4.3 Design for Secondary Spending

Projects that integrate:

  • Birthday party rooms

  • Family seating areas

  • Retail and F&B adjacency

Consistently outperform ticket-only models in payback speed.


4.4 Structural Quality and Maintenance Control

Playgrounds built to EN1176 and ASTM F1487 structural safety standards:

  • Reduce downtime

  • Lower long-term maintenance costs

  • Protect brand reputation

Fewer closures mean more operating days—and faster capital recovery.

5. Why Cheap Projects Often Delay Payback Instead of Accelerating It

Lower-cost indoor playgrounds often suffer from:

  • Structural fatigue within 18–24 months

  • High replacement rates for foam, PVC, and connectors

  • Increased inspection pressure in shopping malls

Every unplanned shutdown extends the real payback period.
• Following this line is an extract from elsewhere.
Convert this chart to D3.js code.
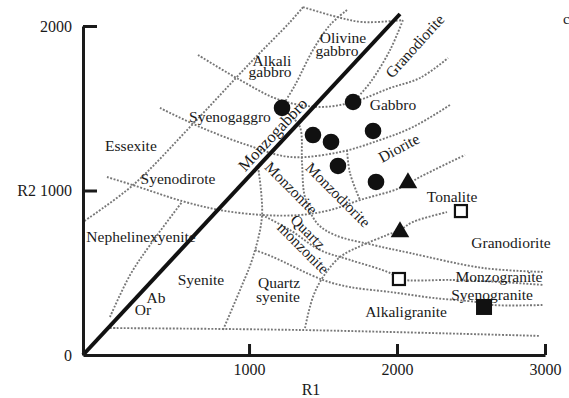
<!DOCTYPE html>
<html>
<head>
<meta charset="utf-8">
<script src="https://cdn.jsdelivr.net/npm/d3@7"></script>
<style>
  body { margin: 0; background: #fff; }
  text { font-family: "Liberation Serif", "Times New Roman", serif; fill: #1a1a1a; }
</style>
</head>
<body>
<div class="chart"></div>
<script>
const width = 569;
const height = 398;

// axis ticks
const xTicks = [1000, 2000, 3000];
const yTicks = [0, 1000, 2000];

// samples (R1, R2)
const circles = [[1223, 1502], [1703, 1538], [1432, 1337], [1554, 1295], [1838, 1362], [1601, 1149], [1858, 1052]];
const triangles = [[2074, 1046], [2020, 748]];
const openSquares = [[2432, 875], [2013, 462]];
const filledSquares = [[2588, 292]];

// Ab-Or line
const abOrLine = [[-122, 0], [2020, 2073]];

// field boundaries, dotted (R1, R2)
const boundaries = [
  [[60, 164], [1344, 152], [2966, 116]],
  [[1061, 1143], [1088, 851], [1027, 596], [939, 395], [824, 152]],
  [[1378, 164], [1432, 353], [1500, 474], [1615, 596], [1770, 669], [1932, 729], [2020, 760], [2108, 809], [2338, 869]],
  [[60, 231], [196, 486], [331, 669], [547, 930]],
  [[40, 1082], [216, 1033], [547, 936], [804, 881], [1094, 851], [1344, 851], [1547, 881], [1750, 942], [2020, 1015], [2155, 1082], [2459, 1216]],
  [[1365, 2115], [1277, 2024], [1007, 1775], [601, 1386], [216, 1033], [-122, 809]],
  [[398, 1502], [669, 1386], [986, 1277], [1277, 1204], [1615, 1234], [1885, 1307], [2108, 1386], [2358, 1520]],
  [[655, 1824], [939, 1672], [1209, 1550], [1480, 1508], [1703, 1538], [1953, 1623], [2155, 1684], [2345, 1805]],
  [[1365, 2115], [1594, 2055], [1770, 2024], [2040, 2036]],
  [[1662, 2097], [1547, 2006], [1432, 1854], [1311, 1641], [1230, 1520]],
  [[2040, 2036], [1953, 1854], [1817, 1654], [1716, 1550]],
  [[1277, 1459], [1344, 1386], [1358, 1167], [1378, 960], [1459, 802], [1581, 729], [1838, 669], [2088, 620], [2581, 529], [2987, 505]],
  [[1662, 1246], [1682, 1106], [1750, 942]],
  [[1088, 851], [1277, 760], [1480, 638], [1682, 578], [1953, 498], [2013, 462], [2378, 456], [2696, 444], [2987, 426]],
  [[1040, 638], [1162, 596], [1500, 456], [1682, 413], [1953, 383], [2243, 347], [2540, 322], [2649, 304], [2987, 304]]
];

// field names: text, R1, R2, rotation
const fieldNames = ['Alkali', 'gabbro', 'Olivine', 'gabbro', 'Granodiorite', 'Gabbro', 'Diorite', 'Tonalite',
  'Granodiorite', 'Monzogranite', 'Syenogranite', 'Alkaligranite', 'Quartz', 'syenite', 'Syenite', 'Ab', 'Or',
  'Nephelinexyenite', 'Syenodirote', 'Essexite', 'Syenogaggro', 'Monzogabbro', 'Monzonite', 'Monzodiorite',
  'Quartz', 'monzonite'];
const fieldR1 = [1155, 1142, 1635, 1594, 2121, 1973, 2013, 2372, 2770, 2689, 2642, 2061, 1203, 1196, 675, 371, 283,
  270, 520, 202, 871, 1160, 1284, 1601, 1398, 1365];
const fieldR2 = [1787, 1720, 1927, 1848, 1878, 1520, 1258, 960, 681, 474, 365, 261, 438, 353, 456, 347, 274,
  717, 1070, 1270, 1447, 1340, 1015, 973, 748, 650];
const fieldRot = [0, 0, 0, 0, -48, 0, -28, 0, 0, 0, 0, 0, 0, 0, 0, 0, 0, 0, 0, 0, 0, -47, 45, 45, 45, 45];

const svg = d3.select("div.chart").append("svg")
  .attr("width", width)
  .attr("height", height)
  .style("display", "block")
  .style("background-color", "white");

const x = d3.scaleLinear().domain([-122, 3000]).range([83, 545]);
const y = d3.scaleLinear().domain([0, 2000]).range([355, 26]);

const line = d3.line()
  .x(d => x(d[0]))
  .y(d => y(d[1]))
  .curve(d3.curveCatmullRom.alpha(0.5));

// dotted boundaries
svg.append('g')
  .selectAll('path')
  .data(boundaries)
  .enter()
  .append('path')
  .attr('d', line)
  .attr('fill', 'none')
  .attr('stroke', '#777')
  .attr('stroke-width', 1.9)
  .attr('stroke-dasharray', '1.9,1.6');

// Ab-Or line
svg.append('path')
  .attr('d', d3.line().x(d => x(d[0])).y(d => y(d[1]))(abOrLine))
  .attr('stroke', '#111')
  .attr('stroke-width', 4)
  .attr('fill', 'none');

// axes
const yAxis = d3.axisLeft(y)
  .tickValues(yTicks)
  .tickSizeInner(-14)
  .tickSizeOuter(0)
  .tickPadding(11)
  .tickFormat(d => d === 1000 ? 'R2 1000' : d);

const xAxis = d3.axisBottom(x)
  .tickValues(xTicks)
  .tickSizeInner(-11)
  .tickSizeOuter(0)
  .tickPadding(9)
  .tickFormat(d => d);

const gy = svg.append('g')
  .attr('transform', 'translate(83, 0)')
  .call(yAxis);

const gx = svg.append('g')
  .attr('transform', 'translate(0, 355)')
  .call(xAxis);

[gx, gy].forEach(g => {
  g.select('.domain').attr('stroke', '#1a1a1a').attr('stroke-width', 3);
  g.selectAll('.tick line').attr('stroke', '#1a1a1a').attr('stroke-width', 3);
  g.selectAll('.tick text')
    .attr('font-family', '"Liberation Serif", serif')
    .attr('font-size', 16)
    .attr('fill', '#1a1a1a');
});
gy.selectAll('.tick').filter(d => d === 0).select('line').remove();

svg.append('text')
  .attr('x', 311)
  .attr('y', 395)
  .attr('text-anchor', 'middle')
  .attr('font-size', 16)
  .text('R1');

// field labels
svg.append('g')
  .selectAll('text')
  .data(fieldNames)
  .enter()
  .append('text')
  .attr('transform', (d, i) => `translate(${x(fieldR1[i])}, ${y(fieldR2[i])}) rotate(${fieldRot[i]})`)
  .attr('text-anchor', 'middle')
  .attr('dy', '0.33em')
  .attr('font-size', d => d === 'Monzogabbro' ? 16.5 : 15.5)
  .text(d => d);

// samples
const marks = svg.append('g');
marks.selectAll('circle')
  .data(circles)
  .enter()
  .append('circle')
  .attr('cx', d => x(d[0]))
  .attr('cy', d => y(d[1]))
  .attr('r', 8.3)
  .attr('fill', '#111');

const tri = d3.symbol().type(d3.symbolTriangle).size(150);
marks.selectAll('path.tri')
  .data(triangles)
  .enter()
  .append('path')
  .attr('class', 'tri')
  .attr('d', tri)
  .attr('transform', d => `translate(${x(d[0])}, ${y(d[1])})`)
  .attr('fill', '#111');

marks.selectAll('rect.open')
  .data(openSquares)
  .enter()
  .append('rect')
  .attr('class', 'open')
  .attr('x', d => x(d[0]) - 6)
  .attr('y', d => y(d[1]) - 6)
  .attr('width', 12)
  .attr('height', 12)
  .attr('fill', 'white')
  .attr('stroke', '#111')
  .attr('stroke-width', 2.2);

marks.selectAll('rect.filled')
  .data(filledSquares)
  .enter()
  .append('rect')
  .attr('class', 'filled')
  .attr('x', d => x(d[0]) - 8)
  .attr('y', d => y(d[1]) - 8)
  .attr('width', 16)
  .attr('height', 16)
  .attr('fill', '#111');

// clipped mark at the right edge
svg.append('text')
  .attr('x', 563)
  .attr('y', 24)
  .attr('font-size', 15)
  .text('c');
</script>
</body>
</html>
In many cases, a “cheaper” project ends up costing more over three years than a properly engineered solution.


6. Payback vs Lifecycle ROI: The Bigger Picture

A professional indoor playground is typically designed for:

  • 5–10 years of operation

  • Modular upgrades instead of full replacement

  • Predictable maintenance budgets

Shorter payback does not always mean better ROI.
The best projects balance reasonable payback with long-term cash flow stability.


7. What Experienced Investors Do Differently

Successful operators:

  • Evaluate total lifecycle cost, not just equipment price

  • Match playground type to ceiling height and mall positioning

  • Choose manufacturers with proven commercial indoor playground experience

  • Plan upgrades at year 3–4 instead of full rebuilds

These decisions consistently shorten the real payback period without increasing operational risk.


Final Thought

The real payback period of a commercial indoor playground is rarely about luck.
It is the outcome of engineering decisions, design strategy, and long-term thinking.

For shopping malls and serious investors, the question should not be
“How fast can this pay back?”
but rather
“How reliably can this asset generate revenue year after year?”

When evaluated correctly, a well-designed indoor playground remains one of the most resilient family-driven commercial investments available today.